Breezy Point is a co-operative neighborhood in Queens, New York, bordered by Rockaway Inlet / Jamaica Bay and the Atlantic Ocean. This elite neighborhood is scenic and beautiful and a wonderful place to live. This predominantly Irish neighborhood is developed around the co-operative system of development under the Breezy Point Cooperative in which the residents own half of the land and own their homes. This sense of ownership adds to the community feeling of the neighborhood, but also an exclusivity, which can be offsetting to an outsider. The average listing price for homes for sale in Breezy Point is around $600,000.The neighborhood is mainly residential and filled with family fare, not to mention a good variety of offerings. The Breezy Point Shopping Center is the center of commerce, with several small shops and stores. The neighborhood also has other small restaurants and shops, but is primarily residential. Breezy Point is home to several beaches with fantastic wildlife and coastal views. A perfect place to spend an afternoon, Breezy Point has a fantastic amount of outdoor and entertainment offerings.
Recommended for
  • Families with kids
  • Retirees
4/5
2yrs+

"No schools in the neighborhood"

Breezy Point Roxbury is a neighborhood of about 1.9 square miles that is abundant in nature and 22 miles from Manhattan via car. Although, bicycles, piloted by bare-chested men with wraparound sunglasses, practically outnumber those cars.

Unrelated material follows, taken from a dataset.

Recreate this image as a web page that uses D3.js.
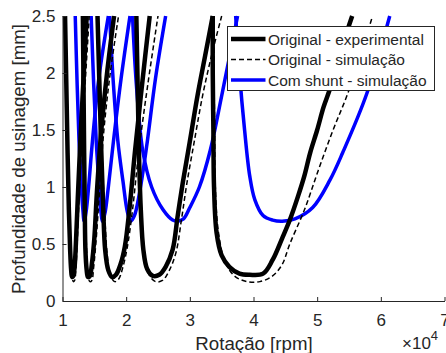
<!DOCTYPE html>
<html>
<head>
<meta charset="utf-8">
<script src="https://cdn.jsdelivr.net/npm/d3@7"></script>
<style>
  body { margin: 0; background: #fff; }
  text { font-family: "Liberation Sans", Arial, sans-serif; fill: #262626; }
</style>
</head>
<body>
<div id="chart"></div>
<script>
// lobes: [rotation (x1e4 rpm), depth (mm)]
var expLobes = [
  [[1.04,2.5],[1.06,1.9],[1.08,1.3],[1.10,0.8],[1.12,0.45],[1.135,0.28],[1.15,0.21],[1.17,0.22],[1.19,0.3],[1.21,0.5],[1.24,0.9],[1.28,1.4],[1.33,1.95],[1.38,2.5]],
  [[1.32,2.5],[1.33,1.9],[1.34,1.3],[1.35,0.8],[1.36,0.45],[1.38,0.27],[1.40,0.21],[1.43,0.22],[1.46,0.32],[1.50,0.55],[1.54,0.95],[1.61,1.5],[1.70,2.0],[1.81,2.5]],
  [[1.55,2.5],[1.58,1.9],[1.61,1.3],[1.64,0.8],[1.67,0.45],[1.72,0.27],[1.78,0.21],[1.84,0.23],[1.91,0.32],[1.98,0.48],[2.05,0.8],[2.14,1.32],[2.25,1.9],[2.37,2.5]],
  [[2.16,2.5],[2.18,1.9],[2.2,1.32],[2.23,0.8],[2.27,0.45],[2.33,0.28],[2.42,0.22],[2.52,0.23],[2.62,0.3],[2.73,0.45],[2.81,0.75],[2.89,1.04],[3.0,1.4],[3.12,1.8],[3.24,2.15],[3.36,2.5]],
  [[3.36,2.5],[3.36,2.0],[3.37,1.5],[3.38,1.0],[3.42,0.6],[3.5,0.4],[3.62,0.3],[3.78,0.24],[3.94,0.23],[4.15,0.24],[4.3,0.36],[4.45,0.55],[4.57,0.71],[4.7,0.92],[4.8,1.1],[4.89,1.3],[5.0,1.5],[5.1,1.7],[5.2,1.86],[5.3,2.05],[5.42,2.28],[5.55,2.5]]
];
var simLobes = [
  [[1.05,2.5],[1.07,1.9],[1.09,1.3],[1.11,0.8],[1.13,0.42],[1.15,0.24],[1.17,0.17],[1.19,0.18],[1.21,0.28],[1.23,0.5],[1.26,0.9],[1.30,1.4],[1.36,1.95],[1.42,2.5]],
  [[1.33,2.5],[1.34,1.9],[1.35,1.3],[1.36,0.8],[1.38,0.42],[1.40,0.23],[1.43,0.17],[1.46,0.18],[1.49,0.3],[1.53,0.55],[1.58,0.95],[1.65,1.5],[1.75,2.0],[1.88,2.5]],
  [[1.56,2.5],[1.59,1.9],[1.62,1.3],[1.66,0.8],[1.70,0.42],[1.75,0.23],[1.82,0.17],[1.88,0.19],[1.95,0.3],[2.02,0.48],[2.10,0.8],[2.20,1.32],[2.34,1.9],[2.50,2.5]],
  [[2.17,2.5],[2.19,1.9],[2.21,1.32],[2.24,0.8],[2.29,0.42],[2.36,0.23],[2.46,0.17],[2.57,0.18],[2.67,0.26],[2.78,0.42],[2.87,0.72],[2.95,1.02],[3.07,1.4],[3.2,1.8],[3.34,2.15],[3.50,2.5]],
  [[3.38,2.5],[3.38,2.0],[3.39,1.5],[3.40,1.0],[3.45,0.6],[3.55,0.35],[3.7,0.22],[3.9,0.17],[4.1,0.17],[4.3,0.22],[4.45,0.32],[4.57,0.5],[4.8,0.8],[5.02,1.15],[5.25,1.5],[5.5,1.85],[5.87,2.5]]
];
var shuntLobes = [
  [[1.20,2.5],[1.23,1.9],[1.26,1.4],[1.29,1.05],[1.32,0.8],[1.34,0.70],[1.37,0.78],[1.41,1.0],[1.47,1.4],[1.57,1.95],[1.72,2.5]],
  [[1.45,2.5],[1.49,1.9],[1.53,1.4],[1.57,1.05],[1.60,0.8],[1.63,0.70],[1.67,0.78],[1.72,1.0],[1.80,1.4],[1.92,1.95],[2.06,2.5]],
  [[1.74,2.5],[1.80,1.9],[1.87,1.4],[1.95,1.05],[2.02,0.78],[2.07,0.70],[2.13,0.75],[2.21,0.95],[2.32,1.35],[2.46,1.95],[2.62,2.5]],
  [[2.10,2.5],[2.16,1.9],[2.26,1.32],[2.40,1.0],[2.58,0.8],[2.73,0.71],[2.81,0.70],[2.9,0.72],[3.0,0.82],[3.15,1.0],[3.32,1.32],[3.5,1.8],[3.75,2.5]],
  [[3.72,2.5],[3.78,2.0],[3.86,1.5],[3.94,1.1],[4.02,0.89],[4.15,0.75],[4.3,0.71],[4.45,0.70],[4.65,0.72],[4.93,0.82],[5.2,1.06],[5.4,1.3],[5.78,1.82],[6.14,2.5]]
];
var seriesNames = ["Original - experimental", "Original - simula\u00e7\u00e3o", "Com shunt - simula\u00e7\u00e3o"];
var xTicks = [1, 2, 3, 4, 5, 6, 7];
var yTicks = [0, 0.5, 1, 1.5, 2, 2.5];

var W = 446, H = 353;
var margin = {top: 16, right: 1.5, bottom: 52, left: 62.5};
var width = W - margin.left - margin.right,
    height = H - margin.top - margin.bottom;

var svg = d3.select("#chart").append("svg")
  .attr("width", W).attr("height", H);
var g = svg.append("g")
  .attr("transform", "translate(" + margin.left + "," + margin.top + ")");

var x = d3.scaleLinear().domain([1, 7]).range([0, width]);
var y = d3.scaleLinear().domain([0, 2.5]).range([height, 0]);

var line = d3.line()
  .x(function(d) { return x(d[0]); })
  .y(function(d) { return y(d[1]); })
  .curve(d3.curveCatmullRom.alpha(0.5));

//blue first, then the black ones on top
g.selectAll(".shunt").data(shuntLobes).enter().append("path")
  .attr("d", line).attr("fill", "none")
  .attr("stroke", "#0000ff").attr("stroke-width", 3.5);
g.selectAll(".exp").data(expLobes).enter().append("path")
  .attr("d", line).attr("fill", "none")
  .attr("stroke", "#000").attr("stroke-width", 4.5);
g.selectAll(".sim").data(simLobes).enter().append("path")
  .attr("d", line).attr("fill", "none")
  .attr("stroke", "#000").attr("stroke-width", 1.5)
  .attr("stroke-dasharray", "5,3");

//axes (matlab style, ticks inside, no box)
var fmt = function(d) { return String(d); };
g.append("g")
  .attr("transform", "translate(0," + height + ")")
  .call(d3.axisBottom(x).tickValues(xTicks).tickFormat(fmt)
    .tickSizeInner(-4).tickSizeOuter(0).tickPadding(13));
g.append("g")
  .call(d3.axisLeft(y).tickValues(yTicks).tickFormat(fmt)
    .tickSizeInner(-4).tickSizeOuter(0).tickPadding(7));
g.selectAll(".domain, .tick line").attr("stroke", "#262626");
g.selectAll(".tick text").attr("font-size", 17).attr("fill", "#262626")
  .attr("font-family", "Liberation Sans, Arial, sans-serif");

svg.append("text")
  .attr("x", 254).attr("y", 350)
  .attr("text-anchor", "middle").attr("font-size", 18.7)
  .text("Rota\u00e7\u00e3o [rpm]");
svg.append("text")
  .attr("transform", "translate(25,159) rotate(-90)")
  .attr("text-anchor", "middle").attr("font-size", 18.7)
  .text("Profundidade de usinagem [mm]");
var mult = svg.append("text").attr("x", 402).attr("y", 349).attr("font-size", 17);
mult.append("tspan").text("\u00d710");
mult.append("tspan").attr("dy", -9).attr("font-size", 13).text("4");

//legend
var leg = svg.append("g").attr("transform", "translate(227.5,26.5)");
leg.append("rect").attr("width", 207).attr("height", 64)
  .attr("fill", "#fff").attr("stroke", "#262626").attr("stroke-width", 1);
var rows = [
  {stroke: "#000", w: 4.5, dash: null},
  {stroke: "#000", w: 1.5, dash: "5,3"},
  {stroke: "#0000ff", w: 3.5, dash: null}
];
rows.forEach(function(r, i) {
  var cy = 12.5 + i * 20.5;
  leg.append("line").attr("x1", 3.5).attr("x2", 38).attr("y1", cy).attr("y2", cy)
    .attr("stroke", r.stroke).attr("stroke-width", r.w)
    .attr("stroke-dasharray", r.dash);
  leg.append("text").attr("x", 40.5).attr("y", cy + 5.5)
    .attr("font-size", 15.5).text(seriesNames[i]);
});
</script>
</body>
</html>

Security gates block almost all side streets, which are posted with intimidating no-trespassing signs. There’s even a distinct lingo: “Dinks,” the many powder-blue-shirted security officers, make sure that D.F.D.’s, or people who are “down for the day,” don’t use areas reserved for “Pointers.”

All Breezy Point’s private land belongs to a large co-op, which, like most Park Avenue apartments houses, curtails access. Here, though, annual charges are typically less than $2,000, for tap water, beach cleaning and basketball court maintenance.

Visitors to Breezy Point who want to get their feet wet can pick up a free day-use permit at the Moorish-style visitors center at Jacob Riis Park. It will allow them to park at the 30-car lot just beyond 22nd Street, at the end of Rockaway Point Boulevard, where a short path leads through the dunes to water. Breezy Point residents, though, have it easier, as their private beaches are never more than a short stroll away.

There are no public schools in Breezy Point and children attend nearby Belle Harbor School or Beach Channel High School.
Recommended for
  • Professionals
  • Singles
  • Retirees
4/5
2yrs+

"Wouldn't live there, but visiting is nice"

Tourists don’t come to New York City to view natural seascapes out on the Rockaway Peninsula in Queens, but plenty of New Yorkers feel the need for seascapes after spending the winter months in their concrete jungle. This is a good place to visit to relieve yourself from the stress of the city, though I wouldn’t recommend living way out here if you need to make a daily commute to any of the city’s business districts on a daily basis.
The neighborhood is home to a surf shop, and a beach bar – which seem strange bedfellows to the city of New York for a tourist, but are a welcome change if you’ve been in the city too long.